If you overlook the goofy "Hollywood" crap, what you find underneath is a movie with a lot of heart that gets its base characters pretty much exactly right, and tells an adventure story that is fun to watch. With a simple adventure story, there is plenty of time to focus on getting those characters right and satisfying the nerd contingent while also keeping things light enough for those who actually get out and date.
Speaking of getting characters right, Hugh Jackman. Much like Snipes and Blade, I will accept NO ONE ELSE in the role of Wolverine. Jackman nails the character right out of the gate and once he is introduced to the story, he is the reason we watch. Look, Patrick Stewart is incredible as Professor X and Gandalf is compelling as Magneto (more so in the second film). Cyclops, Jean, Rogue and Iceman are all great, but Jackman is so likeable as Logan that what is intended to be a team film borders on being a Wolverine film (and better one than the actual Wolverine film...) Rebecca Romijn is also a breakout in this film, laying some nice groundwork for her future roles in the next two X-films.
Despite having a fairly standard plot, the storytelling is also smartly done here. The story starts following Rogue, transitions to Logan and then opens up once we get to the school. We are given two characters to relate to and to introduce us to the bigger world that the story takes place in. It is also nice that the film has a sense of humor about itself that is allowed to manifest naturally through Logan's character ("what do they call you? Wheels?"). This keeps the gloomy plot from getting bogged down in itself and running us all into the river.
Like Blade, X-men is a product of the dawning of a new era in comic book movies. It has its stumbling points, but it also has its successes and those successes greatly outweigh the "blockbuster syndrome" that plagues so many films of this genre. It features enough geek moments for us comic book fans, but does not do so to the exclusion of a general audience.
I'm not as taken with this film through the lens of time, but it's still a very serviceable X-Men vehicle. It suffers from all the problems of a major "introductory" film (i.e. "Hey, look at all these characters! This is what they do!") and suffers from some odd choices on the part of the direction/acting (Storm's inconsistent accent comes to mind.)

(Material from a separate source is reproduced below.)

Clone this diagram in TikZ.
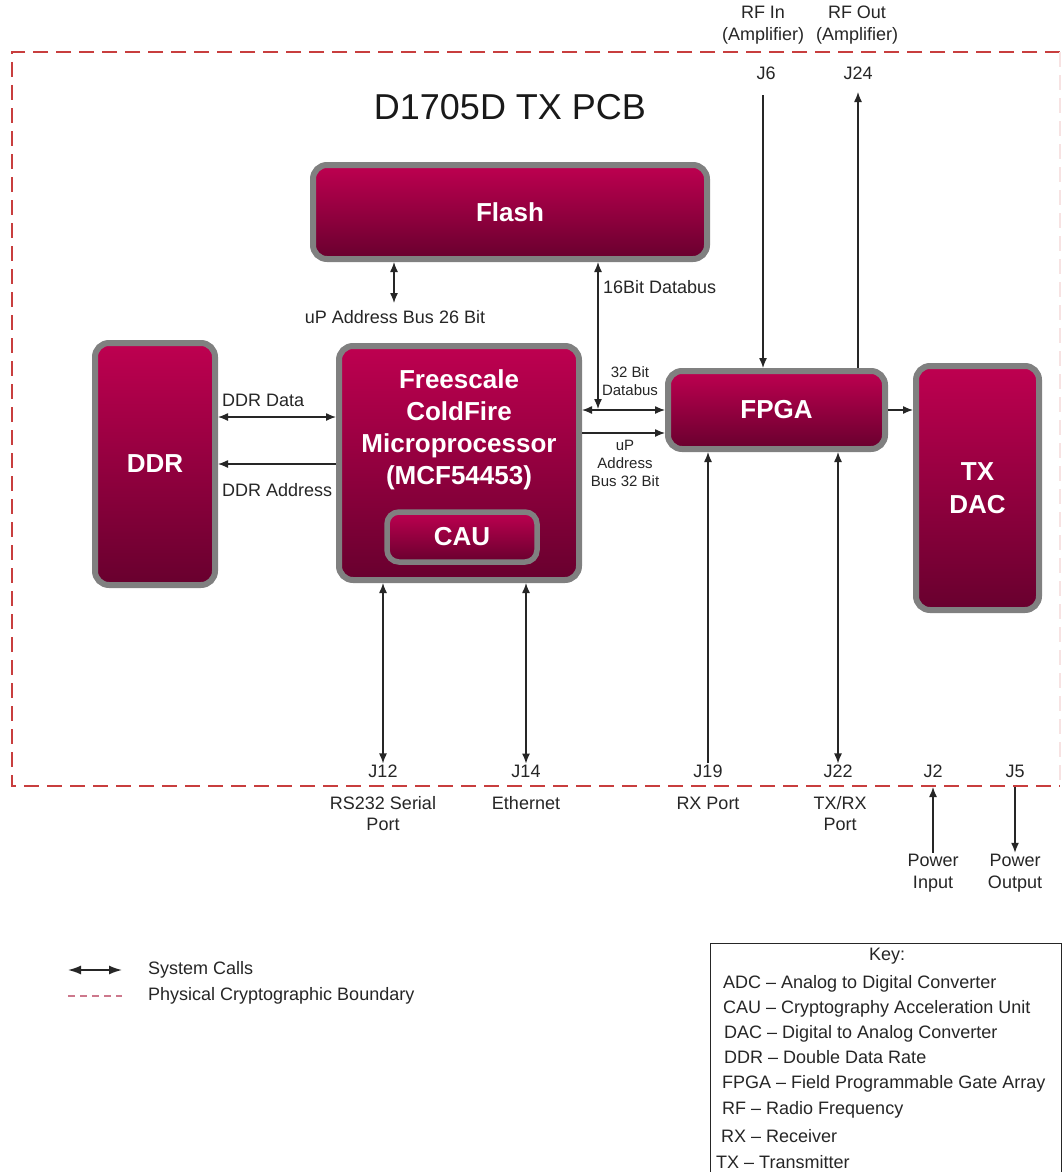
\documentclass[tikz,border=0pt]{standalone}
\usepackage{fontspec}
\setmainfont{Liberation Sans}
\usetikzlibrary{arrows.meta}
\definecolor{boxtop}{RGB}{190,0,80}
\definecolor{boxbot}{RGB}{104,0,46}
\definecolor{boxedge}{RGB}{128,128,128}
\definecolor{bndred}{RGB}{200,62,62}
\definecolor{bndpink}{RGB}{205,120,140}
\begin{document}
\begin{tikzpicture}[x=1pt,y=-1pt,
  >={Latex[length=10pt,width=8pt]},
  blk/.style={draw=boxedge, line width=6pt, rounded corners=14pt, top color=boxtop, bottom color=boxbot, inner sep=0pt},
  blktext/.style={text=white, font=\fontsize{26}{32}\selectfont\bfseries, align=center},
  lbl/.style={font=\fontsize{18}{22}\selectfont, inner sep=1pt, align=center, text=black!85},
  sml/.style={font=\fontsize{15}{18}\selectfont, inner sep=1pt, align=center, text=black!85},
  conn/.style={line width=1.3pt, draw=black!85},
  bnd/.style={draw=bndred, line width=2.2pt, dash pattern=on 15pt off 8pt},
  keyline/.style={font=\fontsize{18}{22}\selectfont, inner sep=1pt, anchor=base west, text=black!85}
]
\useasboundingbox (0,0) rectangle (1062,1172);
\clip (0,0) rectangle (1062,1172);
\fill[white] (0,0) rectangle (1062,1172);

% boundary
\draw[bnd] (1060,52) -- (12,52) -- (12,786) -- (1060,786);
\draw[bnd, draw=bndred!15] (1060,52) -- (1060,786);

% title
\node[font=\fontsize{36}{40}\selectfont, text=black!90] (title) at (510,107) {D1705D TX PCB};

% blocks
\node[blk, blktext, minimum width=394pt, minimum height=94pt] (flash) at (510,212) {Flash};
\node[blk, blktext, minimum width=120pt, minimum height=242pt] (ddr) at (155,464) {DDR};
\node[blk, minimum width=240pt, minimum height=234pt] (cpu) at (459,463) {};
\node[blktext] (cputext) at (459,430) {Freescale\\ColdFire\\Microprocessor\\(MCF54453)};
\node[blk, blktext, line width=5.5pt, rounded corners=12pt, minimum width=150pt, minimum height=50pt] (cau) at (462,537) {CAU};
\node[blk, blktext, minimum width=217pt, minimum height=78pt] (fpga) at (776.5,410) {FPGA};
\node[blk, blktext, font=\fontsize{26}{33}\selectfont\bfseries, minimum width=123pt, minimum height=244pt] (dac) at (977.5,488) {TX\\DAC};

% Flash connections
\coordinate (faddr) at (394,303);
\draw[conn,<->] (flash.south -| faddr) -- (faddr);
\node[lbl] (lfaddr) at (395,317) {uP Address Bus 26 Bit};
\coordinate (db16) at (598,409);
\draw[conn,<->] (flash.south -| db16) -- (db16);
\node[lbl, anchor=west] (ldb16) at (602,287) {16Bit Databus};

% CPU - FPGA
\coordinate (dbus) at (598,410);
\draw[conn,<->] (cpu.east |- dbus) -- (fpga.west |- dbus);
\node[sml] (ldbus) at (630,381) {32 Bit\\Databus};
\coordinate (abus) at (620,433);
\draw[conn,->] (cpu.east |- abus) -- (fpga.west |- abus);
\node[sml] (labus) at (625,463) {uP\\Address\\Bus 32 Bit};

% DDR - CPU
\coordinate (ddat) at (280,417);
\draw[conn,<->] (ddr.east |- ddat) -- (cpu.west |- ddat);
\node[lbl, anchor=west] (lddat) at (221,400) {DDR Data};
\coordinate (dadr) at (280,464);
\draw[conn,->] (cpu.west |- dadr) -- (ddr.east |- dadr);
\node[lbl, anchor=west] (ldadr) at (221,490) {DDR Address};

% FPGA -> DAC
\draw[conn,->] (fpga.east) -- (fpga.east -| dac.west);

% top connectors
\node[lbl] (rfin) at (763,25.5) {RF In\\(Amplifier)};
\node[lbl] (rfout) at (857,25.5) {RF Out\\(Amplifier)};
\node[lbl] (lj6) at (766,73) {J6};
\node[lbl] (lj24) at (858,73) {J24};
\coordinate (j6top) at (763,95);
\coordinate (j24top) at (858,92);
\draw[conn,->] (j6top) -- (fpga.north -| j6top);
\draw[conn,->] (fpga.north -| j24top) -- (j24top);

% bottom connectors
\node[lbl] (lj12) at (383,771) {J12};
\node[lbl] (lj14) at (526,771) {J14};
\node[lbl] (lj19) at (708,771) {J19};
\node[lbl] (lj22) at (838,771) {J22};
\node[lbl] (lj2) at (933,771) {J2};
\node[lbl] (lj5) at (1015,771) {J5};
\draw[conn,<->] (cpu.south -| lj12) -- (lj12.north);
\draw[conn,<->] (cpu.south -| lj14) -- (lj14.north);
\draw[conn,->] (lj19.north) -- (fpga.south -| lj19);
\draw[conn,<->] (fpga.south -| lj22) -- (lj22.north);

\node[lbl, font=\fontsize{18}{21}\selectfont] (prs) at (383,813.5) {RS232 Serial\\Port};
\node[lbl] (peth) at (526,803) {Ethernet};
\node[lbl] (prx) at (708,803) {RX Port};
\node[lbl, font=\fontsize{18}{21}\selectfont] (ptxrx) at (840,813.5) {TX/RX\\Port};
\node[lbl] (pin) at (933,873) {Power\\Input};
\node[lbl] (pout) at (1015,873) {Power\\Output};
\coordinate (bnd2) at (933,787);
\coordinate (bnd5) at (1015,787);
\draw[conn,->] (pin.north) -- (bnd2);
\draw[conn,->] (bnd5) -- (pout.north);

% legend
\coordinate (la1) at (68,970);
\coordinate (la2) at (122,970);
\draw[conn, line width=1.5pt, <->, >={Latex[length=13pt,width=9pt]}] (la1) -- (la2);
\node[lbl, anchor=west] (lsys) at (147,970) {System Calls};
\coordinate (lb1) at (68,996);
\coordinate (lb2) at (122,996);
\draw[draw=bndpink, line width=1.5pt, dash pattern=on 7pt off 5pt] (lb1) -- (lb2);
\node[lbl, anchor=west] (lphys) at (147,996) {Physical Cryptographic Boundary};

% key
\node[draw=black!85, line width=1pt, anchor=north west, minimum width=351pt, minimum height=260pt, inner sep=0pt] (keybox) at (710,943) {};
\node[lbl] (keyt) at (887,956) {Key:};
\node[keyline] (k1) at (722,988.5) {ADC -- Analog to Digital Converter};
\node[keyline] (k2) at (722,1013.5) {CAU -- Cryptography Acceleration Unit};
\node[keyline] (k3) at (723,1038.5) {DAC -- Digital to Analog Converter};
\node[keyline] (k4) at (723,1063.5) {DDR -- Double Data Rate};
\node[keyline] (k5) at (721,1088.5) {FPGA -- Field Programmable Gate Array};
\node[keyline] (k6) at (721,1114.5) {RF -- Radio Frequency};
\node[keyline] (k7) at (720,1142.5) {RX -- Receiver};
\node[keyline] (k8) at (715,1168.5) {TX -- Transmitter};
\end{tikzpicture}
\end{document}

Still, it manages to capture the essential flavors of all the characters presented. Stan is quite correct; Hugh Jackman kills it as Wolverine and I'll accept no substitutes. It's not his fault that the stand-alone movie sucked. I think Cyclops is a douche here, but he is in the comics so no harm done. Magneto is compellingly cardboard here, doing typical super villain type stuff, but failing to delve much deeper. It's ok, though, there are more movies to go into with these characters and they improve. Oh, do they improve.

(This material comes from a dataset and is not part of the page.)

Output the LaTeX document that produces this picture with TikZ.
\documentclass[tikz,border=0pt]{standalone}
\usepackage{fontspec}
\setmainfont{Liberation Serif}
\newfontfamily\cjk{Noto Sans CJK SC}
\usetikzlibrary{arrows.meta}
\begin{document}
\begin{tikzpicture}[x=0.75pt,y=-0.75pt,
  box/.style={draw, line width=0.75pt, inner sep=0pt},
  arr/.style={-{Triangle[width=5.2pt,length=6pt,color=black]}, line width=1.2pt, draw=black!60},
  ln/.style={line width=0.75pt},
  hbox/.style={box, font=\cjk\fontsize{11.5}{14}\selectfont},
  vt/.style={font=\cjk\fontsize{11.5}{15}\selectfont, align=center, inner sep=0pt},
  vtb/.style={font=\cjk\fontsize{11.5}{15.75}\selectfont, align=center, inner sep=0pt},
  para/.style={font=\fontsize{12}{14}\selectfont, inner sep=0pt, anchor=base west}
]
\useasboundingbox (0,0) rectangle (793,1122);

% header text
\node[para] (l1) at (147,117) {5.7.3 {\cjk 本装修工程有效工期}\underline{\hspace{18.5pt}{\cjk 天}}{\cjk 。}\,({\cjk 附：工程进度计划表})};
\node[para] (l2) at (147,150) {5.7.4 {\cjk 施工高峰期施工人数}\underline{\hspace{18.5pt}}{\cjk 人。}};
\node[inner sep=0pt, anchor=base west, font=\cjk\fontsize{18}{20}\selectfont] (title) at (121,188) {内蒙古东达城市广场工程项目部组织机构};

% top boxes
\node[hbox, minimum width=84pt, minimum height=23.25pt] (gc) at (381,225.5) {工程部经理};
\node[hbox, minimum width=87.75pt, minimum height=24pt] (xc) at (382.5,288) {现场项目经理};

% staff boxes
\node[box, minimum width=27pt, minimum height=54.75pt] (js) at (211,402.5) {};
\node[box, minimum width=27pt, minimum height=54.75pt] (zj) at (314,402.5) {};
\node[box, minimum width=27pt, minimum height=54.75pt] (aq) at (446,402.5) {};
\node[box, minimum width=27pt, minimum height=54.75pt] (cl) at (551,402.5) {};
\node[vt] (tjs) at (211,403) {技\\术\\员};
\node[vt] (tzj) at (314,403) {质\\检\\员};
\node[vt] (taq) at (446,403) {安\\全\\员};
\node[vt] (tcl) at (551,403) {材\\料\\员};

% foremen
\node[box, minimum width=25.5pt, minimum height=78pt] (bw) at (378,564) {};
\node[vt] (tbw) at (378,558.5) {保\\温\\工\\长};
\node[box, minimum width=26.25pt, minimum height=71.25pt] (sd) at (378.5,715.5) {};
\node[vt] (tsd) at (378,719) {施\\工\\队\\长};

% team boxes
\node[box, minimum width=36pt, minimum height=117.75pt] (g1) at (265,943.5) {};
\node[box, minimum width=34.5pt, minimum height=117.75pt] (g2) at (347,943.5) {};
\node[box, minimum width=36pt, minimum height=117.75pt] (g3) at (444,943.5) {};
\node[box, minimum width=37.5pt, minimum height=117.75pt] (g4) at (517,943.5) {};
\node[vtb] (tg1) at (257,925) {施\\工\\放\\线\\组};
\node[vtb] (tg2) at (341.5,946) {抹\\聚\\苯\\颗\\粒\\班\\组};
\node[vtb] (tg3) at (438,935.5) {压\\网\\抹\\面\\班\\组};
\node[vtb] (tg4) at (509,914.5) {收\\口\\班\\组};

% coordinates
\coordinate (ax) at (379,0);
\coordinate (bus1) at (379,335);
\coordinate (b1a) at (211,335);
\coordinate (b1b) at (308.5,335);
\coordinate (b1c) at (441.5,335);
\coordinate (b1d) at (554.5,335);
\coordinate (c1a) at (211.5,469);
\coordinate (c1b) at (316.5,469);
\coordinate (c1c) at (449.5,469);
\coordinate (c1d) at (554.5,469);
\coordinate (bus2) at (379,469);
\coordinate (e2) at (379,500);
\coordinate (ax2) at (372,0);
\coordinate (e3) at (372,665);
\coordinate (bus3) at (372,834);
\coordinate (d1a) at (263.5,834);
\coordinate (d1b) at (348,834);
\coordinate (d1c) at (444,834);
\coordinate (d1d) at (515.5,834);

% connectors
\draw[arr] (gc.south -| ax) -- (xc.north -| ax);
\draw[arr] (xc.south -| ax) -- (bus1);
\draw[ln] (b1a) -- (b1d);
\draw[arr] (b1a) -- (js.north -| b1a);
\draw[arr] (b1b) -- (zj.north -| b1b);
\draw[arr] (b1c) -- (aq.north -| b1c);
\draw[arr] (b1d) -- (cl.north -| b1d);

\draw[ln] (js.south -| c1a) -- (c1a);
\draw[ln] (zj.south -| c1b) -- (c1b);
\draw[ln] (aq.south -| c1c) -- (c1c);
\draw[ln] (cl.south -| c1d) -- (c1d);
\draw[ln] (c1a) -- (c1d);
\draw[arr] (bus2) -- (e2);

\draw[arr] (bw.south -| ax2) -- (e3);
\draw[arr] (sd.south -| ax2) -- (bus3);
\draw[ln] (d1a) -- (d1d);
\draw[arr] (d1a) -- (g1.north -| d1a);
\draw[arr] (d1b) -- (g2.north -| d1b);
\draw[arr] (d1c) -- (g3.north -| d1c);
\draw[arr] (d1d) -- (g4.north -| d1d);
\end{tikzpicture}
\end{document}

I think the ridiculous "world peace togetherness" bullshit is what kills the overall greatness of the film. A number of earlier comic book efforts are guilty of this, and I continue to hate seeing it. The over-the-top Hollywood ending is a miserable thing to saddle a movie with, and sadly, this isn't the last we see of it. Not by a long shot.
While not, to me, as satisfying as our last entry, Punisher: War Zone, this movie packs an overall higher quality of storytelling, depth of character and production value. When you add in a little top-notch casting and characterization, X-Men manages to present a solid, fun ride that is ultimately quite worthy of the Top Ten.